### The exercise
The data below should be restated word for word, with every picture omitted.

◇ ◇ ◇ ◇ ◇

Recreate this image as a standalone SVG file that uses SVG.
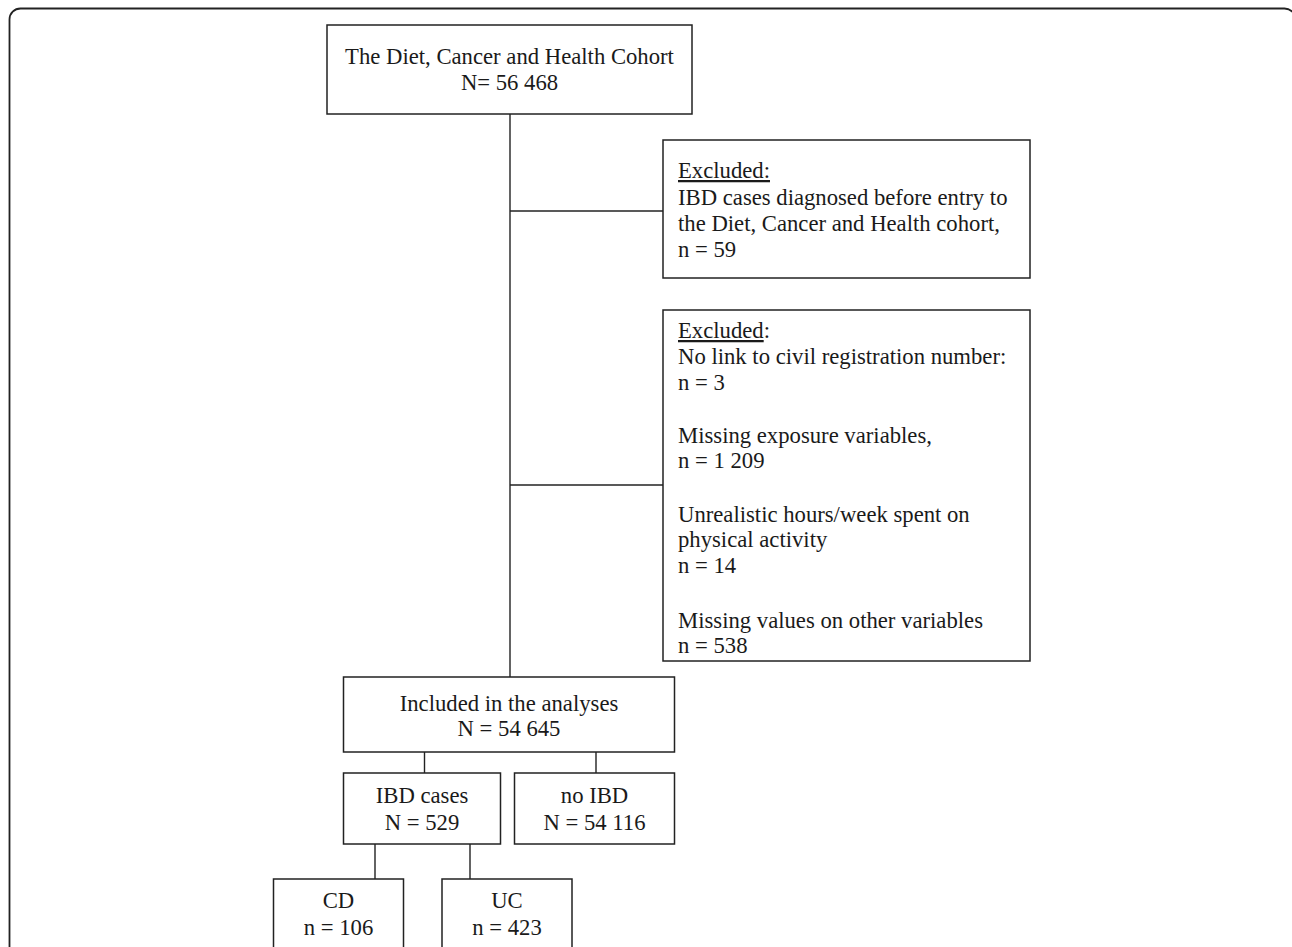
<svg xmlns="http://www.w3.org/2000/svg" width="1292" height="947" viewBox="0 0 1292 947">
<style>
.box{fill:#fff;stroke:#222;stroke-width:1.5}
.frame{fill:none;stroke:#222;stroke-width:1.8}
.conn line{stroke:#222;stroke-width:1.4}
text{font-family:"Liberation Serif","Times New Roman",serif;font-size:22.7px;fill:#1a1a1a}
.c{text-anchor:middle}
.u{text-decoration:underline}
</style>
<rect x="0" y="0" width="1292" height="947" fill="#fff"/>
<rect class="frame" x="9.5" y="8.5" width="1286" height="1000" rx="11" ry="11"/>
<g id="connectors" class="conn">
<line x1="510" y1="114" x2="510" y2="677"/>
<line x1="510" y1="211" x2="663" y2="211"/>
<line x1="510" y1="485" x2="663" y2="485"/>
<line x1="424.5" y1="750" x2="424.5" y2="773"/>
<line x1="596" y1="750" x2="596" y2="773"/>
<line x1="375" y1="842" x2="375" y2="879"/>
<line x1="470" y1="842" x2="470" y2="879"/>
</g>
<g id="cohort">
<rect class="box" x="327" y="25" width="365" height="89"/>
<text class="c" x="509.5" y="64">The Diet, Cancer and Health Cohort</text>
<text class="c" x="509.5" y="90">N= 56 468</text>
</g>
<g id="excluded1">
<rect class="box" x="663" y="140" width="367" height="138"/>
<text x="678" y="178"><tspan class="u">Excluded:</tspan></text>
<text x="678" y="205">IBD cases diagnosed before entry to</text>
<text x="678" y="231">the Diet, Cancer and Health cohort,</text>
<text x="678" y="257">n = 59</text>
</g>
<g id="excluded2">
<rect class="box" x="663" y="310" width="367" height="351"/>
<text x="678" y="338"><tspan class="u">Excluded</tspan>:</text>
<text x="678" y="364">No link to civil registration number:</text>
<text x="678" y="390">n = 3</text>
<text x="678" y="443">Missing exposure variables,</text>
<text x="678" y="468">n = 1 209</text>
<text x="678" y="522">Unrealistic hours/week spent on</text>
<text x="678" y="547">physical activity</text>
<text x="678" y="573">n = 14</text>
<text x="678" y="628">Missing values on other variables</text>
<text x="678" y="653">n = 538</text>
</g>
<g id="included">
<rect class="box" x="343.5" y="677" width="331" height="75"/>
<text class="c" x="509" y="711">Included in the analyses</text>
<text class="c" x="509" y="736">N = 54 645</text>
</g>
<g id="ibd">
<rect class="box" x="343.5" y="773" width="157" height="71"/>
<text class="c" x="422" y="803">IBD cases</text>
<text class="c" x="422" y="830">N = 529</text>
</g>
<g id="noibd">
<rect class="box" x="514.5" y="773" width="160" height="71"/>
<text class="c" x="594.5" y="803">no IBD</text>
<text class="c" x="594.5" y="830">N = 54 116</text>
</g>
<g id="cd">
<rect class="box" x="273.5" y="879" width="130" height="90"/>
<text class="c" x="338.5" y="908">CD</text>
<text class="c" x="338.5" y="935">n = 106</text>
</g>
<g id="uc">
<rect class="box" x="442" y="879" width="130" height="90"/>
<text class="c" x="507" y="908">UC</text>
<text class="c" x="507" y="935">n = 423</text>
</g>
</svg>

◇ ◇ ◇ ◇ ◇

### Solution to this exercise
Recreate this image as a standalone SVG file that uses SVG.
<svg xmlns="http://www.w3.org/2000/svg" width="1292" height="947" viewBox="0 0 1292 947">
<style>
.box{fill:#fff;stroke:#222;stroke-width:1.5}
.frame{fill:none;stroke:#222;stroke-width:1.8}
.conn line{stroke:#222;stroke-width:1.4}
text{font-family:"Liberation Serif","Times New Roman",serif;font-size:22.7px;fill:#1a1a1a}
.c{text-anchor:middle}
.u{text-decoration:underline}
</style>
<rect x="0" y="0" width="1292" height="947" fill="#fff"/>
<rect class="frame" x="9.5" y="8.5" width="1286" height="1000" rx="11" ry="11"/>
<g id="connectors" class="conn">
<line x1="510" y1="114" x2="510" y2="677"/>
<line x1="510" y1="211" x2="663" y2="211"/>
<line x1="510" y1="485" x2="663" y2="485"/>
<line x1="424.5" y1="750" x2="424.5" y2="773"/>
<line x1="596" y1="750" x2="596" y2="773"/>
<line x1="375" y1="842" x2="375" y2="879"/>
<line x1="470" y1="842" x2="470" y2="879"/>
</g>
<g id="cohort">
<rect class="box" x="327" y="25" width="365" height="89"/>
<text class="c" x="509.5" y="64">The Diet, Cancer and Health Cohort</text>
<text class="c" x="509.5" y="90">N= 56 468</text>
</g>
<g id="excluded1">
<rect class="box" x="663" y="140" width="367" height="138"/>
<text x="678" y="178"><tspan class="u">Excluded:</tspan></text>
<text x="678" y="205">IBD cases diagnosed before entry to</text>
<text x="678" y="231">the Diet, Cancer and Health cohort,</text>
<text x="678" y="257">n = 59</text>
</g>
<g id="excluded2">
<rect class="box" x="663" y="310" width="367" height="351"/>
<text x="678" y="338"><tspan class="u">Excluded</tspan>:</text>
<text x="678" y="364">No link to civil registration number:</text>
<text x="678" y="390">n = 3</text>
<text x="678" y="443">Missing exposure variables,</text>
<text x="678" y="468">n = 1 209</text>
<text x="678" y="522">Unrealistic hours/week spent on</text>
<text x="678" y="547">physical activity</text>
<text x="678" y="573">n = 14</text>
<text x="678" y="628">Missing values on other variables</text>
<text x="678" y="653">n = 538</text>
</g>
<g id="included">
<rect class="box" x="343.5" y="677" width="331" height="75"/>
<text class="c" x="509" y="711">Included in the analyses</text>
<text class="c" x="509" y="736">N = 54 645</text>
</g>
<g id="ibd">
<rect class="box" x="343.5" y="773" width="157" height="71"/>
<text class="c" x="422" y="803">IBD cases</text>
<text class="c" x="422" y="830">N = 529</text>
</g>
<g id="noibd">
<rect class="box" x="514.5" y="773" width="160" height="71"/>
<text class="c" x="594.5" y="803">no IBD</text>
<text class="c" x="594.5" y="830">N = 54 116</text>
</g>
<g id="cd">
<rect class="box" x="273.5" y="879" width="130" height="90"/>
<text class="c" x="338.5" y="908">CD</text>
<text class="c" x="338.5" y="935">n = 106</text>
</g>
<g id="uc">
<rect class="box" x="442" y="879" width="130" height="90"/>
<text class="c" x="507" y="908">UC</text>
<text class="c" x="507" y="935">n = 423</text>
</g>
</svg>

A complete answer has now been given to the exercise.